Es destacable el hecho de que Jesucristo se aparece en primer lugar a las mujeres, sus fieles seguidoras, y no a los discípulos o a los apóstoles. Es a las mujeres que permanecieron al pie de la cruz y escucharon su palabra dejándose transformar por ella a quienes por primera vez confía el misterio de su resurrección, haciéndolas las primeras testigos de esta verdad, a pesar de que en aquel entonces su testimonio no era considerado. Esta prioridad de las mujeres en los acontecimientos pascuales es fuente de inspiración para la Iglesia, que a lo largo de los siglos ha podido contar con ellas para su vida de fe, de oración y de apostolado. Ellas continúan ofreciendo el consuelo de Jesús y nos conducen a su encuentro en Galilea.
Bajo la luz de las apariciones pascuales
Pero las apariciones también pueden iluminar nuestra vida de fe. Nosotros como los apóstoles hemos conocido al Señor; de una forma u otra, él ha irrumpido en nuestra vida. Hemos tratado con él, lo hemos contemplado en su palabra, lo hemos conocido en la oración. Y puede suceder en la vida de un cristiano que en algún momento haya experimentado la muerte, la ausencia, de Jesús. Aquel en el que se había puesto toda la esperanza se oculta dejando un vacío en el corazón. Pero esta situación no es perpetua, pues en un momento dado vuelve a irrumpir Cristo resucitado trayéndonos de nuevo la esperanza.
Los apóstoles tuvieron que pasar por ello (cf. Jn 20,19-29) y nosotros podemos aprender de su experiencia. Ante todo, comprobamos la dificultad en reconocer a Cristo por parte de aquellos a quienes él sale al encuentro (cf. Lc 24,13-35). No falta cierto sentimiento de temor ante él (cf. Mc 16,6). Se le ama, se le busca, pero, en el momento en que se le encuentra, se vacila… Sin embargo, Jesús, de este modo misterioso, los lleva gradualmente al reconocimiento y a la fe. En ello podemos ver un signo de la pedagogía paciente de Cristo al revelarse al hombre, al atraerlo, al convertirlo, al llevarlo al conocimiento de las riquezas de su Corazón, para darle la salvación.
Los discípulos experimentan dificultad para reconocer no solo la verdad de la resurrección, sino también la identidad de aquel que está ante ellos, pues aparece como él mismo, pero al mismo tiempo como otro: es un Cristo «transformado» (cf. Lc 24,36-49). No es fácil para ellos identificarlo inmediatamente. Intuyen que es Jesús, pero al mismo tiempo sienten que él ya no se encuentra en la condición anterior, y por eso aparecen ante él llenos de reverencia y temor.

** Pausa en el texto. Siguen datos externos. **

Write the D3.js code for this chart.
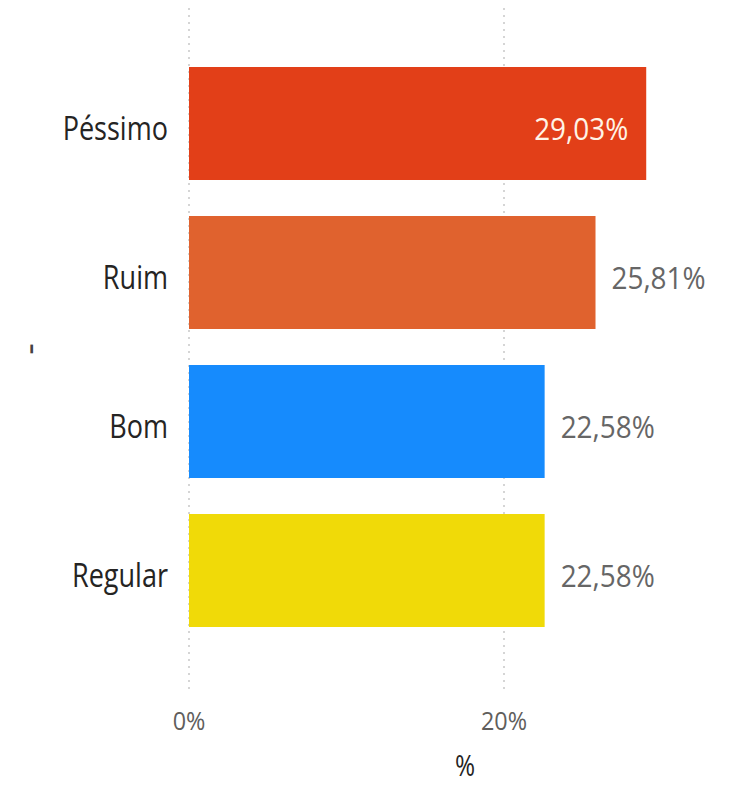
<!DOCTYPE html>
<html><head><meta charset="utf-8">
<script src="https://cdn.jsdelivr.net/npm/d3@7"></script>
<style>body{margin:0;background:#fff}svg{display:block}</style>
</head><body>
<script>
const categories = ["Péssimo","Ruim","Bom","Regular"];
const values = [29.03, 25.81, 22.58, 22.58];
const labels = ["29,03%","25,81%","22,58%","22,58%"];
const colors = ["#E23F18","#E0622E","#168BFD","#F0DA08"];
const ticks = [0, 20];
const tickLabels = ["0%","20%"];

const W=740,H=785;
const svg=d3.select("body").append("svg").attr("width",W).attr("height",H);
const font="'Open Sans', sans-serif";
const x=d3.scaleLinear().domain([0,20]).range([189,504]);
const y=d3.scaleBand().domain(categories).range([49,645]).paddingInner(36/149).paddingOuter(18/149);

svg.append("g").selectAll("line").data(ticks).join("line")
  .attr("x1",d=>x(d)).attr("x2",d=>x(d)).attr("y1",8).attr("y2",690)
  .attr("stroke","#c8c8c8").attr("stroke-width",1.5).attr("stroke-dasharray","2,5");

svg.append("g").selectAll("rect").data(categories).join("rect")
  .attr("x",x(0)).attr("y",d=>y(d)).attr("width",(d,i)=>x(values[i])-x(0))
  .attr("height",y.bandwidth()).attr("fill",(d,i)=>colors[i]);

function condText(g,tx,ty,txt,size,fill,anchor,sx){
  g.append("text").attr("transform",`translate(${tx},${ty}) scale(${sx||0.9},1)`)
   .attr("text-anchor",anchor).attr("dominant-baseline","central")
   .attr("font-family",font).attr("font-size",size).attr("fill",fill).text(txt);
}
const gl=svg.append("g");
categories.forEach((c,i)=>{
  const cy=y(c)+y.bandwidth()/2+4;
  condText(gl,168,cy,c,33,"#252423","end",0.82);
  const inside = i===0;
  if(inside) condText(gl,x(values[i])-18,cy,labels[i],31,"#fff3e6","end");
  else condText(gl,x(values[i])+16,cy,labels[i],31,"#666666","start");
});
ticks.forEach((t,i)=>condText(gl,x(t),720,tickLabels[i],26,"#605E5C","middle"));
gl.append("text").attr("transform","translate(465,776) scale(0.9,1.1)")
  .attr("text-anchor","middle")
  .attr("font-family",font).attr("font-size",27).attr("fill","#252423").text("%");
gl.append("text").attr("transform","translate(28,349) rotate(-90)")
  .attr("text-anchor","middle").attr("dominant-baseline","central")
  .attr("font-family",font).attr("font-size",36).attr("fill","#444").text("-");
</script>
</body></html>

Y vieron todas las cosas nuevas
Cuando luego se dan cuenta, con su ayuda, de que no se trata de otro sino de Jesús mismo transformado, aparece repentinamente en ellos una nueva capacidad de descubrimiento, de inteligencia, de caridad y de fe. Es como un despertar de la fe: «¿No ardía nuestro corazón cuando nos hablaba en el camino y nos explicaba las Escrituras?» (Lc 24,32), «Señor mío y Dios mío» (Jn 20,28), «He visto al Señor» (Jn 20,18). Entonces, una luz absolutamente nueva ilumina todo ante sus ojos, incluso el acontecimiento de la cruz, hallando así el verdadero y pleno sentido del misterio del dolor y de la muerte, que se concluye en la gloria de la nueva vida. El cristiano también debe aprender a reconocer la presencia de Jesús resucitado en las circunstancias ordinarias de la vida y a dejarle marchar una y otra vez.
Este aprendizaje era necesario para que él volviera junto al Padre y los apóstoles pudieran recibir el Espíritu. A partir de ahora, la presencia de Cristo será distinta y comenzará la acción del Espíritu Santo, que guiará a la Iglesia a la misión que en la última de las apariciones les legará: la misión de evangelizar el mundo para llevar su Palabra y el don de su gracia: «Y les dijo: “Id al mundo entero y proclamad el evangelio a toda la creación”» (Mc 16,15).